Photo: New York Times/Julia Hansen

By Joel Alderman

Arguably one of the greatest women’s basketball players of this or any time, Maya Moore has played a major role away from a playing court but in a court of law. In so doing, she made a valuable contribution to human rights and criminal justice. It could be said it overshadowed leading the University of Connecticut to two consecutive NCAA championships and in becoming a five-time All-Star and member of four WNBA title winners with the Minnesota Lynx.

Moore had taken a leave of absence as a pro, before the league was put on hold due to the spread of the coronavirus, and devoted her time, efforts and resources to campaign for the release of Jonathan Irons from Missouri’s Jefferson City Correctional Center. It finally happened on July 1st. Moore posted an Instagram video with the caption “FREEDOM,” picturing the moments Irons walked out a free man:

Her campaign for Irons

The 31-year old Moore firmly believed that Irons had been unjustly found guilty of burglary and assault with a weapon. He was a 16-year-old black youth when he was tried as an adult and an all-white jury convicted him.
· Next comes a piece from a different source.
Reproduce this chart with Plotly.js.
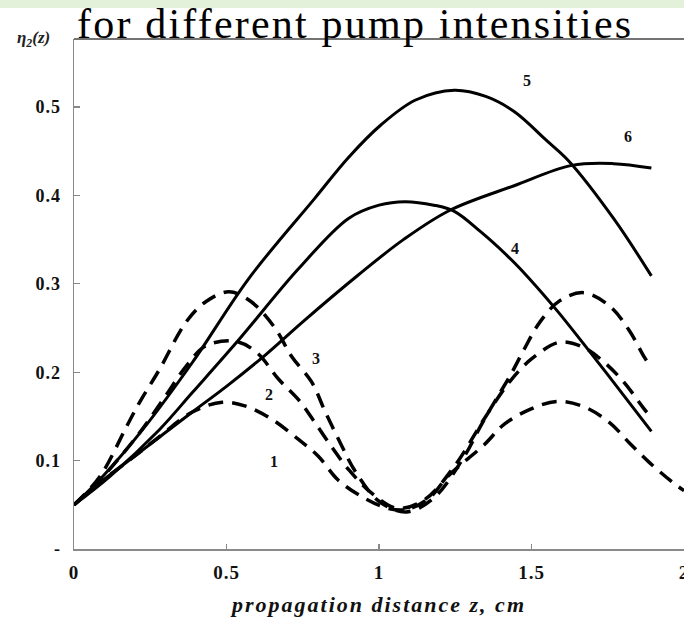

Irons, who is from O’Fallon, a St. Louis suburb, served about 22 years of a 50-year prison sentence that was handed down in 1998. This even though neither his DNA nor fingerprints were found at the scene, and a gun was never recovered (ESPN).

His case was brought back to court in March, and Judge Daniel Green subsequently overturned the conviction based on the failure to disclose exculpatory evidence and a fingerprint from the scene that didn’t belong to either Irons or the person who there (St. Louis Post-Dispatch).

How a mission of freedom started

Moore, a devout Christian, was born in Jefferson City (technically known City of Jefferson) and the capital of Missouri. She met Irons in 2007 through a prison ministry and before entering UConn. She then made it a mission to see him freed from prison.

Moore was among those who greeted Irons when he left the prison last week. She clapped as Irons approached a group of people waiting for his release.

Lynx coach overwhelmed

Cheryl Reeve, coach and general manager of the Lynx, said “Maya Moore got to celebrate another championship yesterday and none of us who have been blessed to have Maya in our lives are surprised. I cannot imagine, however, what this one must feel like. I was overwhelmed seeing Maya watch Jonathan Irons walk out of the Jefferson City Correctional Center a free man.”

The story was told on “Good Morning America”

The day following Irons’ release Maya Moore said on ABC’s “Good Morning America” that “I’d been standing, and we’d been standing for so long; and it was an unplanned moment where I just felt relief. It was kind of a worshipful moment, just dropping to my knees and just being so thankful that we made it.”

And Irons, thanking Moore and her family said in the video, “I feel like I can live life now. I’m free, I’m blessed, I just want to live my life worthy of God’s help and influence.”

Perhaps reflecting on what is going on today, he said he wants to be “a part of the rebuilding process from where we’re at right now, because there’s so much greater coming on the horizon, and I see it — even in the darkness, I was able to see it — and I know we’re going. We shouldn’t give up; we should keep going.”